### Exercise description
Write the data out again exactly, with no pictures.
= = = = = = =
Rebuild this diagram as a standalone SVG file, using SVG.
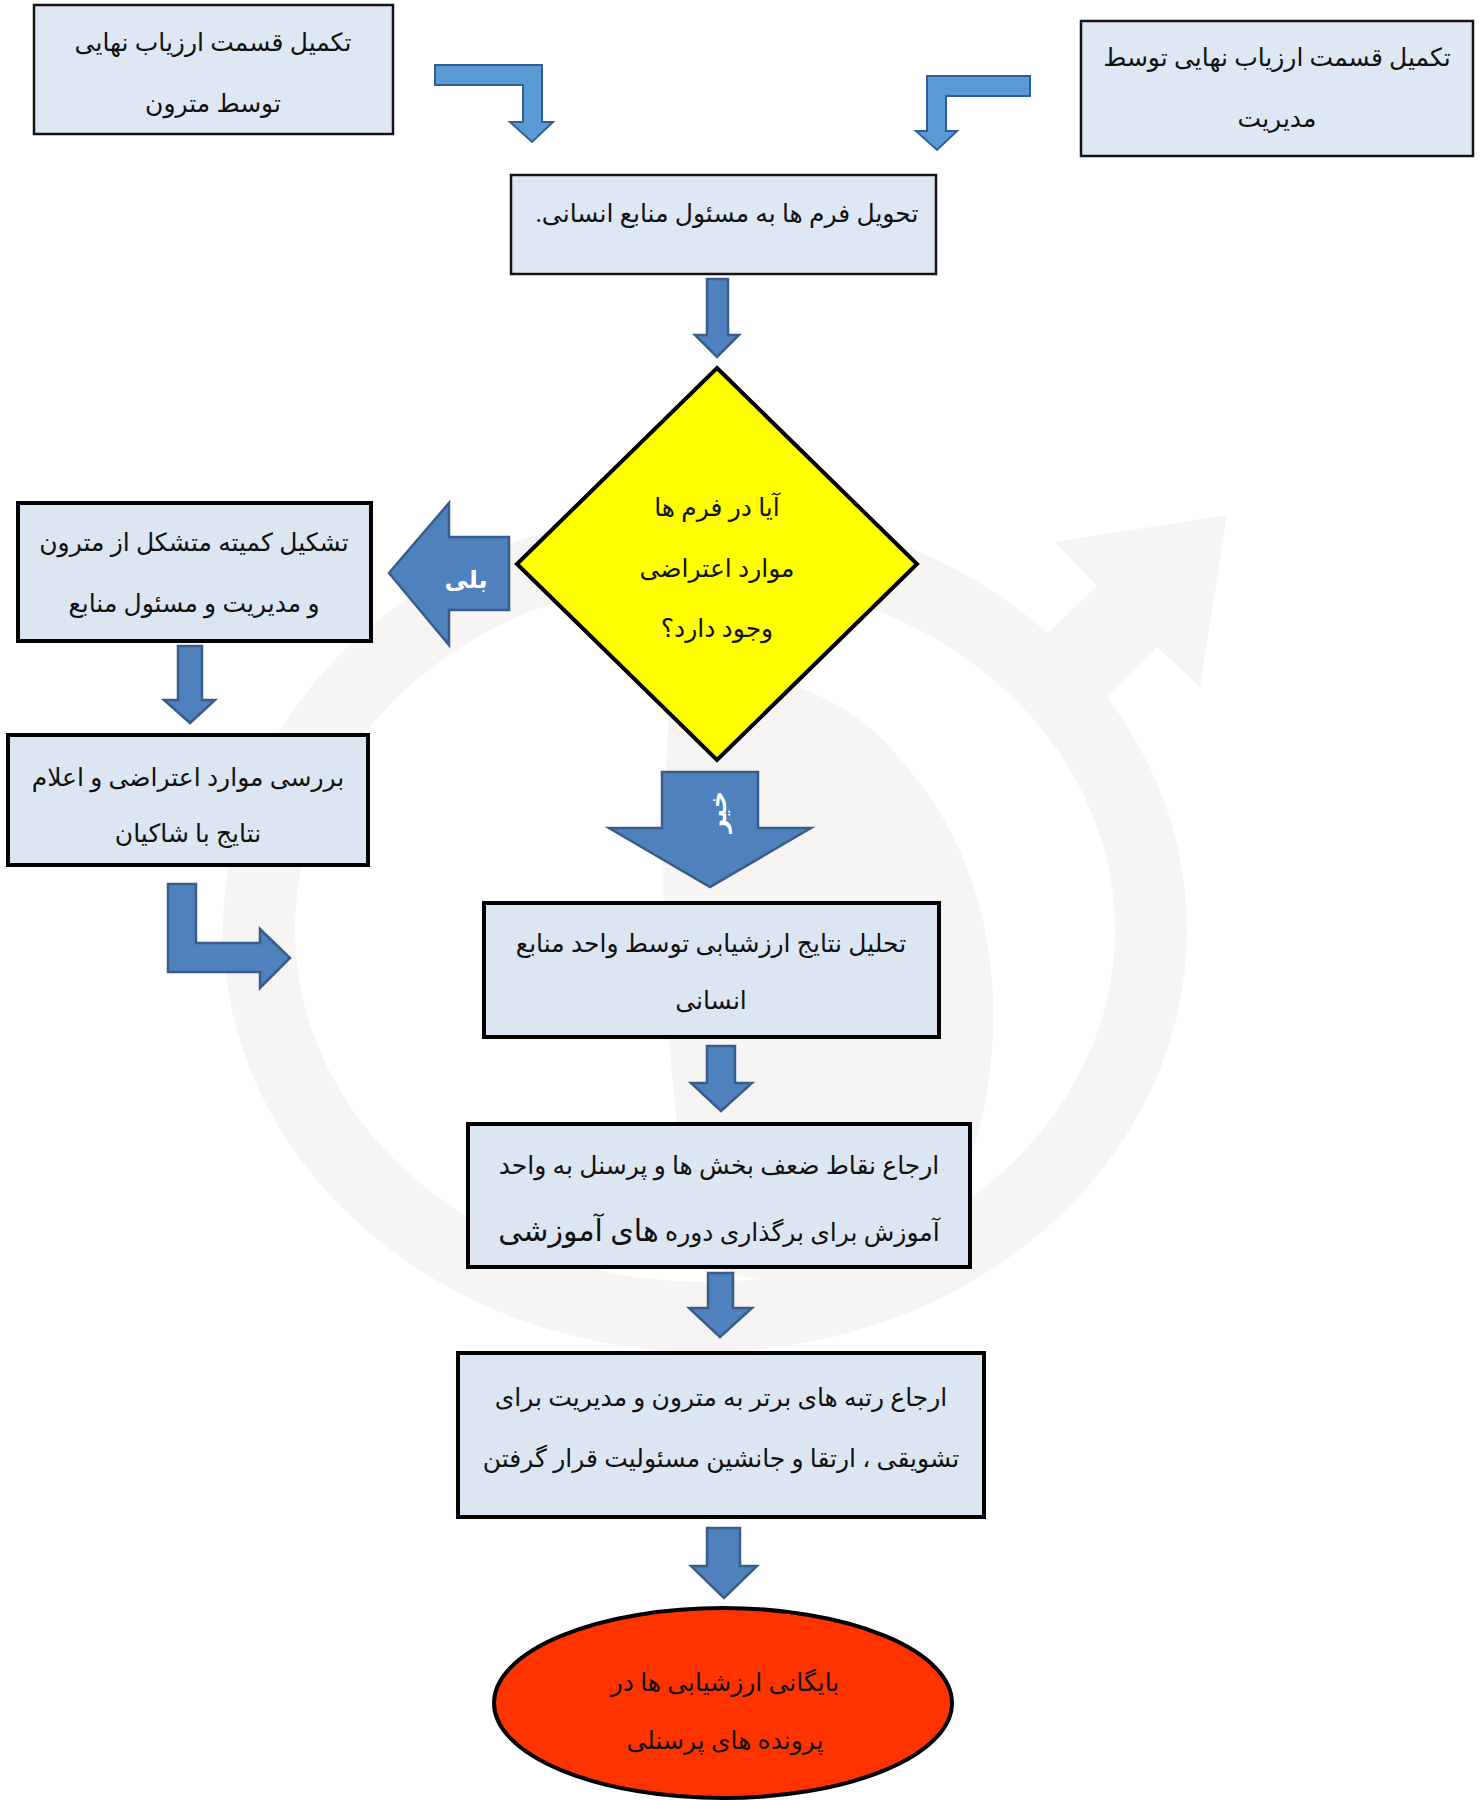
<svg xmlns="http://www.w3.org/2000/svg" width="1482" height="1800" viewBox="0 0 1482 1800">
  <defs>
    <style>
      .bg { fill: #ffffff; }
      .mark { fill: #f7f5f3; }
      .box { fill: #dce6f2; stroke: #000000; stroke-width: 4; }
      .box-thin { fill: #dee8f4; stroke: #141414; stroke-width: 2.5; }
      .decision { fill: #ffff00; stroke: #000000; stroke-width: 4; stroke-linejoin: miter; }
      .terminal { fill: #ff3300; stroke: #000000; stroke-width: 4; }
      .arrow { fill: #4f81bd; stroke: #385d8a; stroke-width: 2.5; stroke-linejoin: miter; }
      .arrow-light { fill: #5b9bd5; stroke: #2f5f93; stroke-width: 2; stroke-linejoin: miter; }
      .label { font-family: "Liberation Serif", "DejaVu Sans", serif; font-size: 25px; fill: #111111; text-anchor: middle; direction: rtl; }
      .tag { font-family: "DejaVu Sans", sans-serif; font-size: 24px; font-weight: bold; fill: #ffffff; text-anchor: middle; direction: rtl; }
    </style>
  </defs>

  <rect class="bg" x="0" y="0" width="1482" height="1800"/>

  <!-- faint background emblem: oval ring, inner swirl and an outward arrow -->
  <g id="emblem">
    <path class="mark" d="M 670 700 C 740 650 850 690 905 765 C 975 845 1000 950 992 1050 C 985 1150 950 1220 900 1260 C 820 1290 740 1285 700 1260 C 665 1100 655 900 670 700 Z"/>
    <path class="mark" fill-rule="evenodd" d="M 223 930 A 482 422 0 1 0 1187 930 A 482 422 0 1 0 223 930 Z M 295 930 A 410 352 0 1 1 1115 930 A 410 352 0 1 1 295 930 Z"/>
    <polygon class="mark" points="1030,650 1097,586 1055,542 1227,515 1200,687 1157,647 1105,700 1080,700"/>
  </g>

  <!-- connectors -->
  <g id="connectors">
    <polygon class="arrow-light" points="435,65 542,65 542,122 553,122 532,142 510,122 523,122 523,85 435,85"/>
    <polygon class="arrow-light" points="1030,76 1030,96 946,96 946,131 957,131 937,150 916,131 927,131 927,76"/>
    <polygon class="arrow" points="707,279 728,279 728,335 739,335 717,357 695,335 707,335"/>
    <g id="yes-arrow">
      <polygon class="arrow" points="509,537 509,610 449,610 449,645 389,573 449,503 449,537"/>
      <text class="tag" x="466" y="588">بلی</text>
    </g>
    <polygon class="arrow" points="178,646 202,646 202,700 215,700 190,723 164,700 178,700"/>
    <polygon class="arrow" points="168,884 196,884 196,943 260,943 260,929 290,958 260,988 260,972 168,972"/>
    <g id="no-arrow">
      <polygon class="arrow" points="662,772 758,772 758,828 811,828 710,887 609,828 662,828"/>
      <text class="tag" font-size="22" transform="translate(718,812) rotate(-90)" y="8">خیر</text>
    </g>
    <polygon class="arrow" points="707,1046 735,1046 735,1083 752,1083 721,1111 691,1083 707,1083"/>
    <polygon class="arrow" points="708,1273 733,1273 733,1308 752,1308 720,1337 689,1308 708,1308"/>
    <polygon class="arrow" points="707,1528 740,1528 740,1566 757,1566 724,1598 691,1566 707,1566"/>
  </g>

  <!-- process steps -->
  <g id="node-supervisor-form">
    <rect class="box-thin" x="34" y="5" width="359" height="129"/>
    <text class="label" x="213" y="51">تکمیل قسمت ارزیاب نهایی</text>
    <text class="label" x="213" y="112">توسط مترون</text>
  </g>

  <g id="node-management-form">
    <rect class="box-thin" x="1081" y="21" width="392" height="135"/>
    <text class="label" x="1277" y="66">تکمیل قسمت ارزیاب نهایی توسط</text>
    <text class="label" x="1277" y="127">مدیریت</text>
  </g>

  <g id="node-handover">
    <rect class="box-thin" x="511" y="175" width="425" height="99"/>
    <text class="label" x="727" y="222">تحویل فرم ها به مسئول منابع انسانی.</text>
  </g>

  <g id="node-decision">
    <polygon class="decision" points="717,368 917,564 717,760 517,564"/>
    <text class="label" x="717" y="516">آیا در فرم ها</text>
    <text class="label" x="717" y="577">موارد اعتراضی</text>
    <text class="label" x="717" y="637">وجود دارد؟</text>
  </g>

  <g id="node-committee">
    <rect class="box" x="18" y="503" width="353" height="138"/>
    <text class="label" x="194" y="551">تشکیل کمیته متشکل از مترون</text>
    <text class="label" x="194" y="612">و مدیریت و مسئول منابع</text>
  </g>

  <g id="node-review">
    <rect class="box" x="8" y="735" width="360" height="130"/>
    <text class="label" x="188" y="786">بررسی موارد اعتراضی و اعلام</text>
    <text class="label" x="188" y="842">نتایج با شاکیان</text>
  </g>

  <g id="node-analysis">
    <rect class="box" x="484" y="903" width="455" height="134"/>
    <text class="label" x="711" y="952">تحلیل نتایج ارزشیابی توسط واحد منابع</text>
    <text class="label" x="711" y="1009">انسانی</text>
  </g>

  <g id="node-training">
    <rect class="box" x="468" y="1124" width="502" height="143"/>
    <text class="label" x="719" y="1174">ارجاع نقاط ضعف بخش ها و پرسنل به واحد</text>
    <text class="label" x="719" y="1241">آموزش برای برگذاری دوره <tspan font-size="30">های آموزشی</tspan></text>
  </g>

  <g id="node-promotion">
    <rect class="box" x="458" y="1353" width="526" height="164"/>
    <text class="label" x="721" y="1406">ارجاع رتبه های برتر به مترون و مدیریت برای</text>
    <text class="label" x="721" y="1467">تشویقی ، ارتقا و جانشین مسئولیت قرار گرفتن</text>
  </g>

  <g id="node-archive">
    <ellipse class="terminal" cx="723" cy="1703" rx="229" ry="95"/>
    <text class="label" x="725" y="1691">بایگانی ارزشیابی ها در</text>
    <text class="label" x="725" y="1749">پرونده های پرسنلی</text>
  </g>
</svg>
= = = = = = =
### Completed task
Rebuild this diagram as a standalone SVG file, using SVG.
<svg xmlns="http://www.w3.org/2000/svg" width="1482" height="1800" viewBox="0 0 1482 1800">
  <defs>
    <style>
      .bg { fill: #ffffff; }
      .mark { fill: #f7f5f3; }
      .box { fill: #dce6f2; stroke: #000000; stroke-width: 4; }
      .box-thin { fill: #dee8f4; stroke: #141414; stroke-width: 2.5; }
      .decision { fill: #ffff00; stroke: #000000; stroke-width: 4; stroke-linejoin: miter; }
      .terminal { fill: #ff3300; stroke: #000000; stroke-width: 4; }
      .arrow { fill: #4f81bd; stroke: #385d8a; stroke-width: 2.5; stroke-linejoin: miter; }
      .arrow-light { fill: #5b9bd5; stroke: #2f5f93; stroke-width: 2; stroke-linejoin: miter; }
      .label { font-family: "Liberation Serif", "DejaVu Sans", serif; font-size: 25px; fill: #111111; text-anchor: middle; direction: rtl; }
      .tag { font-family: "DejaVu Sans", sans-serif; font-size: 24px; font-weight: bold; fill: #ffffff; text-anchor: middle; direction: rtl; }
    </style>
  </defs>

  <rect class="bg" x="0" y="0" width="1482" height="1800"/>

  <!-- faint background emblem: oval ring, inner swirl and an outward arrow -->
  <g id="emblem">
    <path class="mark" d="M 670 700 C 740 650 850 690 905 765 C 975 845 1000 950 992 1050 C 985 1150 950 1220 900 1260 C 820 1290 740 1285 700 1260 C 665 1100 655 900 670 700 Z"/>
    <path class="mark" fill-rule="evenodd" d="M 223 930 A 482 422 0 1 0 1187 930 A 482 422 0 1 0 223 930 Z M 295 930 A 410 352 0 1 1 1115 930 A 410 352 0 1 1 295 930 Z"/>
    <polygon class="mark" points="1030,650 1097,586 1055,542 1227,515 1200,687 1157,647 1105,700 1080,700"/>
  </g>

  <!-- connectors -->
  <g id="connectors">
    <polygon class="arrow-light" points="435,65 542,65 542,122 553,122 532,142 510,122 523,122 523,85 435,85"/>
    <polygon class="arrow-light" points="1030,76 1030,96 946,96 946,131 957,131 937,150 916,131 927,131 927,76"/>
    <polygon class="arrow" points="707,279 728,279 728,335 739,335 717,357 695,335 707,335"/>
    <g id="yes-arrow">
      <polygon class="arrow" points="509,537 509,610 449,610 449,645 389,573 449,503 449,537"/>
      <text class="tag" x="466" y="588">بلی</text>
    </g>
    <polygon class="arrow" points="178,646 202,646 202,700 215,700 190,723 164,700 178,700"/>
    <polygon class="arrow" points="168,884 196,884 196,943 260,943 260,929 290,958 260,988 260,972 168,972"/>
    <g id="no-arrow">
      <polygon class="arrow" points="662,772 758,772 758,828 811,828 710,887 609,828 662,828"/>
      <text class="tag" font-size="22" transform="translate(718,812) rotate(-90)" y="8">خیر</text>
    </g>
    <polygon class="arrow" points="707,1046 735,1046 735,1083 752,1083 721,1111 691,1083 707,1083"/>
    <polygon class="arrow" points="708,1273 733,1273 733,1308 752,1308 720,1337 689,1308 708,1308"/>
    <polygon class="arrow" points="707,1528 740,1528 740,1566 757,1566 724,1598 691,1566 707,1566"/>
  </g>

  <!-- process steps -->
  <g id="node-supervisor-form">
    <rect class="box-thin" x="34" y="5" width="359" height="129"/>
    <text class="label" x="213" y="51">تکمیل قسمت ارزیاب نهایی</text>
    <text class="label" x="213" y="112">توسط مترون</text>
  </g>

  <g id="node-management-form">
    <rect class="box-thin" x="1081" y="21" width="392" height="135"/>
    <text class="label" x="1277" y="66">تکمیل قسمت ارزیاب نهایی توسط</text>
    <text class="label" x="1277" y="127">مدیریت</text>
  </g>

  <g id="node-handover">
    <rect class="box-thin" x="511" y="175" width="425" height="99"/>
    <text class="label" x="727" y="222">تحویل فرم ها به مسئول منابع انسانی.</text>
  </g>

  <g id="node-decision">
    <polygon class="decision" points="717,368 917,564 717,760 517,564"/>
    <text class="label" x="717" y="516">آیا در فرم ها</text>
    <text class="label" x="717" y="577">موارد اعتراضی</text>
    <text class="label" x="717" y="637">وجود دارد؟</text>
  </g>

  <g id="node-committee">
    <rect class="box" x="18" y="503" width="353" height="138"/>
    <text class="label" x="194" y="551">تشکیل کمیته متشکل از مترون</text>
    <text class="label" x="194" y="612">و مدیریت و مسئول منابع</text>
  </g>

  <g id="node-review">
    <rect class="box" x="8" y="735" width="360" height="130"/>
    <text class="label" x="188" y="786">بررسی موارد اعتراضی و اعلام</text>
    <text class="label" x="188" y="842">نتایج با شاکیان</text>
  </g>

  <g id="node-analysis">
    <rect class="box" x="484" y="903" width="455" height="134"/>
    <text class="label" x="711" y="952">تحلیل نتایج ارزشیابی توسط واحد منابع</text>
    <text class="label" x="711" y="1009">انسانی</text>
  </g>

  <g id="node-training">
    <rect class="box" x="468" y="1124" width="502" height="143"/>
    <text class="label" x="719" y="1174">ارجاع نقاط ضعف بخش ها و پرسنل به واحد</text>
    <text class="label" x="719" y="1241">آموزش برای برگذاری دوره <tspan font-size="30">های آموزشی</tspan></text>
  </g>

  <g id="node-promotion">
    <rect class="box" x="458" y="1353" width="526" height="164"/>
    <text class="label" x="721" y="1406">ارجاع رتبه های برتر به مترون و مدیریت برای</text>
    <text class="label" x="721" y="1467">تشویقی ، ارتقا و جانشین مسئولیت قرار گرفتن</text>
  </g>

  <g id="node-archive">
    <ellipse class="terminal" cx="723" cy="1703" rx="229" ry="95"/>
    <text class="label" x="725" y="1691">بایگانی ارزشیابی ها در</text>
    <text class="label" x="725" y="1749">پرونده های پرسنلی</text>
  </g>
</svg>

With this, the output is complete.